Plotting code records:
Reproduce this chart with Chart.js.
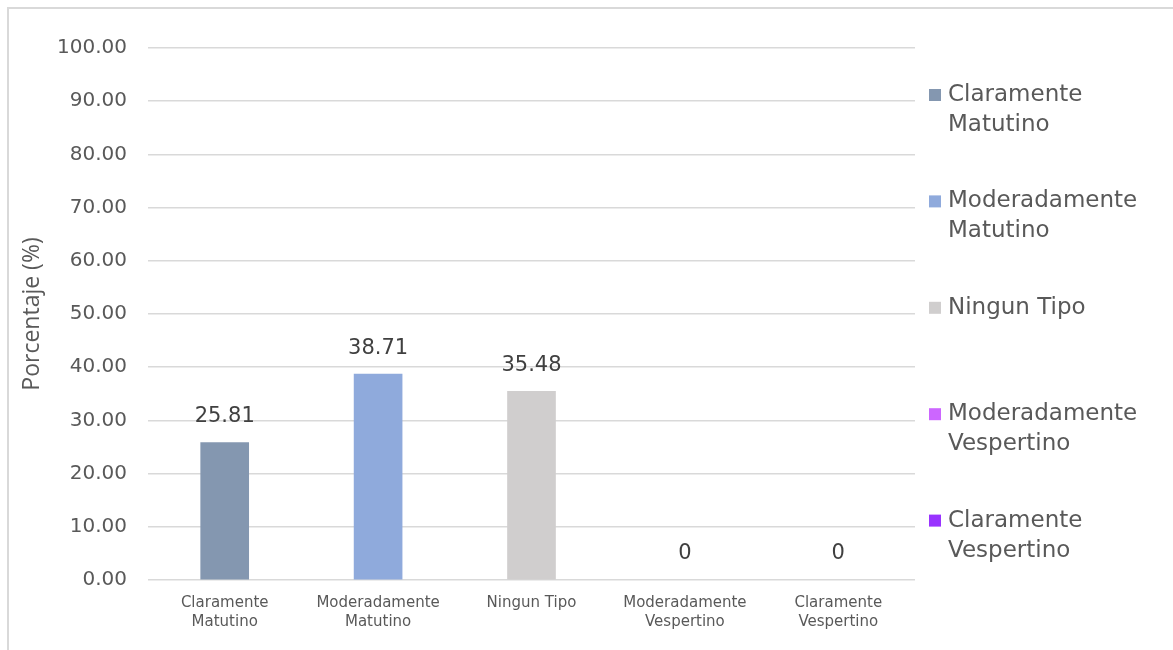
<!DOCTYPE html>
<html>
<head>
<meta charset="utf-8">
<script src="https://cdn.jsdelivr.net/npm/chart.js@4/dist/chart.umd.min.js"></script>
<style>
  html, body { margin: 0; padding: 0; background: #fff; }
  canvas { display: block; }
</style>
</head>
<body>
<canvas id="grafico" width="1173" height="650"></canvas>
<script>
// Datos del gráfico
const categorias = [
    ['Claramente', 'Matutino'],
    ['Moderadamente', 'Matutino'],
    'Ningun Tipo',
    ['Moderadamente', 'Vespertino'],
    ['Claramente', 'Vespertino']
];
const porcentajes = [25.81, 38.71, 35.48, 0, 0];
const colores = ['#8497B0', '#8FAADC', '#D0CECE', '#CC66FF', '#9933FF'];
const ticksY = [0, 10, 20, 30, 40, 50, 60, 70, 80, 90, 100];

const fuente = 'DejaVu Sans';
const gris = '#595959';

// Marco gris claro alrededor del gráfico
const marco = {
    id: 'marco',
    beforeDraw(chart) {
        const c = chart.ctx;
        c.save();
        c.fillStyle = '#fff';
        c.fillRect(0, 0, chart.width, chart.height);
        c.strokeStyle = '#D9D9D9';
        c.lineWidth = 2;
        c.beginPath();
        c.moveTo(8, chart.height);
        c.lineTo(8, 8);
        c.lineTo(chart.width, 8);
        c.stroke();
        c.restore();
    }
};

// Etiquetas de valor encima de cada barra
const etiquetas = {
    id: 'etiquetas',
    afterDatasetsDraw(chart) {
        const c = chart.ctx;
        const meta = chart.getDatasetMeta(0);
        c.save();
        c.font = '21px "' + fuente + '"';
        c.fillStyle = '#404040';
        c.textAlign = 'center';
        c.textBaseline = 'middle';
        meta.data.forEach((barra, i) => {
            c.fillText(String(porcentajes[i]), barra.x, barra.y - 26);
        });
        c.restore();
    }
};

// Leyenda a la derecha, una entrada por categoría
const leyenda = {
    id: 'leyenda',
    afterDraw(chart) {
        const c = chart.ctx;
        const area = chart.chartArea;
        const paso = area.height / categorias.length;
        const x = area.right + 14;
        c.save();
        c.font = '23px "' + fuente + '"';
        c.textBaseline = 'middle';
        c.textAlign = 'left';
        categorias.forEach((cat, i) => {
            const lineas = Array.isArray(cat) ? cat : [cat];
            const y = area.top + 47 + i * paso;
            c.fillStyle = colores[i];
            c.fillRect(x, y - 6, 12, 12);
            c.fillStyle = gris;
            lineas.forEach((linea, j) => {
                c.fillText(linea, x + 19, y + j * 30);
            });
        });
        c.restore();
    }
};

const ctx = document.getElementById('grafico').getContext('2d');

new Chart(ctx, {
    type: 'bar',
    data: {
        labels: categorias,
        datasets: [{
            data: porcentajes,
            // las barras en cero no se pintan
            backgroundColor: c => porcentajes[c.dataIndex] === 0 ? 'rgba(0,0,0,0)' : colores[c.dataIndex],
            barThickness: 48
        }]
    },
    options: {
        responsive: false,
        animation: false,
        layout: {
            padding: { top: 48, right: 258, bottom: 0, left: 0 }
        },
        plugins: {
            legend: { display: false },
            tooltip: { enabled: false }
        },
        scales: {
            x: {
                grid: { display: false },
                border: { display: false },
                ticks: {
                    color: gris,
                    font: { family: fuente, size: 15, lineHeight: 1.3 },
                    padding: 5,
                    maxRotation: 0,
                    autoSkip: false
                },
                afterFit(scale) { scale.height = 70; }
            },
            y: {
                min: 0,
                max: 100,
                afterBuildTicks(scale) {
                    scale.ticks = ticksY.map(v => ({ value: v }));
                },
                grid: { color: '#D9D9D9', lineWidth: 1.5, drawTicks: false },
                border: { display: false },
                ticks: {
                    color: gris,
                    font: { family: fuente, size: 20 },
                    padding: 21,
                    callback: v => v.toFixed(2)
                },
                title: {
                    display: true,
                    text: 'Porcentaje (%)',
                    color: gris,
                    font: { family: 'Open Sans', size: 23 },
                    padding: { top: 19, bottom: 0 }
                },
                afterFit(scale) { scale.width = 148; }
            }
        }
    },
    plugins: [marco, etiquetas, leyenda]
});
</script>
</body>
</html>
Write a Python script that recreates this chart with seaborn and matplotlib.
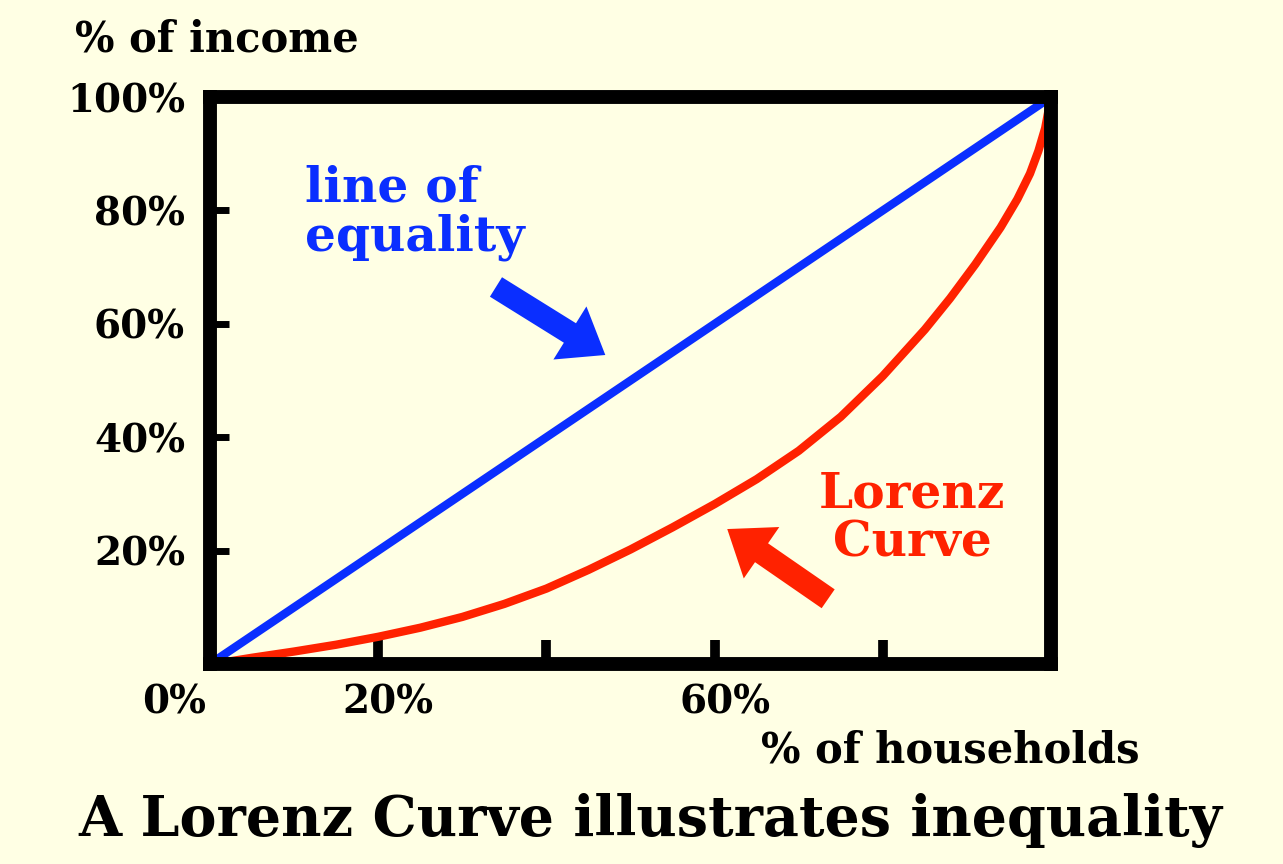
"""
plot.py — Lorenz curve vs. line of equality
"""

import matplotlib
matplotlib.use("Agg")
import matplotlib.pyplot as plt
import matplotlib.transforms as mtransforms
import pandas as pd
import seaborn as sns

# ─── Data ─────────────────────────────────────────────────────────────────────
households_pct = [0, 2.5, 5, 10, 15, 20, 25, 30, 35, 40, 45, 50, 55, 60, 65,
                  70, 75, 80, 85, 88, 91, 94, 96, 97.5, 98.5, 99.3, 100]
income_pct     = [0, 0.5, 1.1, 2.2, 3.4, 4.8, 6.4, 8.3, 10.6, 13.3, 16.6, 20.2,
                  24.1, 28.2, 32.6, 37.6, 43.6, 50.8, 59, 64.5, 70.5, 77, 82,
                  86.5, 90.5, 94.5, 100]
equality_x     = [0, 100]
equality_y     = [0, 100]

x_ticks        = [0, 20, 40, 60, 80]
x_tick_labels  = ["0%", "20%", "", "60%", ""]
y_ticks        = [20, 40, 60, 80, 100]
y_tick_labels  = ["20%", "40%", "60%", "80%", "100%"]

BG    = "#FFFFE4"
BLUE  = "#0A2EFF"
RED   = "#FF2200"
FONT  = "DejaVu Serif"

# ─── Figure ───────────────────────────────────────────────────────────────────
sns.set_style("ticks")
plt.rcParams["font.family"] = [FONT]
plt.rcParams["font.weight"] = "bold"
plt.rcParams["text.color"] = "black"

fig = plt.figure(figsize=(12.83, 8.64), dpi=100, facecolor=BG)
ax = fig.add_axes([0.1637, 0.2315, 0.8192 - 0.1637, 0.8877 - 0.2315])
ax.set_facecolor(BG)

lorenz = pd.DataFrame({"households": households_pct, "income": income_pct})
equal = pd.DataFrame({"households": equality_x, "income": equality_y})

sns.lineplot(data=equal, x="households", y="income", color=BLUE,
             linewidth=6, ax=ax, solid_capstyle="butt")
sns.lineplot(data=lorenz, x="households", y="income", color=RED,
             linewidth=6, ax=ax, solid_capstyle="butt", solid_joinstyle="round")

ax.set_xlim(0, 100)
ax.set_ylim(0, 100)
ax.set_xlabel("")
ax.set_ylabel("")

for s in ax.spines.values():
    s.set_visible(True)
    s.set_linewidth(10)
    s.set_color("black")
    s.set_zorder(5)

ax.set_xticks(x_ticks, x_tick_labels)
ax.set_yticks(y_ticks, y_tick_labels)
ax.tick_params(axis="x", direction="in", length=17, width=7, pad=14,
               labelsize=28, colors="black")
ax.tick_params(axis="y", direction="in", length=14, width=5, pad=18,
               labelsize=28, colors="black")

# nudge x labels like in the original
for lbl, txt in zip(ax.get_xticklabels(), x_tick_labels):
    dx = -36 if txt == "0%" else 10
    lbl.set_transform(lbl.get_transform() +
                      mtransforms.ScaledTranslation(dx / 100, 0, fig.dpi_scale_trans))

# ─── Annotations ──────────────────────────────────────────────────────────────
ax.text(11.3, 73, "line of\nequality", color=BLUE, fontsize=35,
        fontweight="bold", ha="left", va="baseline", linespacing=1.05)
ax.text(83.5, 19, "Lorenz\nCurve", color=RED, fontsize=35,
        fontweight="bold", ha="center", va="baseline", linespacing=1.05)

arrow = "simple,head_length=1.0,head_width=1.5,tail_width=0.55"
ax.annotate("", xy=(47, 54.5), xytext=(34, 66.5),
            arrowprops=dict(arrowstyle=arrow, mutation_scale=30, color=BLUE,
                            shrinkA=0, shrinkB=0, lw=0))
ax.annotate("", xy=(61.5, 23.8), xytext=(73.5, 11.5),
            arrowprops=dict(arrowstyle=arrow, mutation_scale=30, color=RED,
                            shrinkA=0, shrinkB=0, lw=0))

fig.text(0.0585, 0.94, "% of income", fontsize=30, fontweight="bold",
         ha="left", va="baseline", color="black")
fig.text(0.8885, 0.118, "% of households", fontsize=30, fontweight="bold",
         ha="right", va="baseline", color="black")
fig.text(0.507, 0.032, "A Lorenz Curve illustrates inequality", fontsize=40,
         fontweight="bold", ha="center", va="baseline", color="black")

fig.savefig("out.png", dpi=100, facecolor=BG)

**WHAT THE EXERCISE ASKS**
Go back to the entries above and restate word for word every line from the first through the one that contains "const gris = '#595959';", leaving the pictures behind.

**ANSWER TO THE TASK**
Reproduce this chart with Chart.js.
<!DOCTYPE html>
<html>
<head>
<meta charset="utf-8">
<script src="https://cdn.jsdelivr.net/npm/chart.js@4/dist/chart.umd.min.js"></script>
<style>
  html, body { margin: 0; padding: 0; background: #fff; }
  canvas { display: block; }
</style>
</head>
<body>
<canvas id="grafico" width="1173" height="650"></canvas>
<script>
// Datos del gráfico
const categorias = [
    ['Claramente', 'Matutino'],
    ['Moderadamente', 'Matutino'],
    'Ningun Tipo',
    ['Moderadamente', 'Vespertino'],
    ['Claramente', 'Vespertino']
];
const porcentajes = [25.81, 38.71, 35.48, 0, 0];
const colores = ['#8497B0', '#8FAADC', '#D0CECE', '#CC66FF', '#9933FF'];
const ticksY = [0, 10, 20, 30, 40, 50, 60, 70, 80, 90, 100];

const fuente = 'DejaVu Sans';
const gris = '#595959';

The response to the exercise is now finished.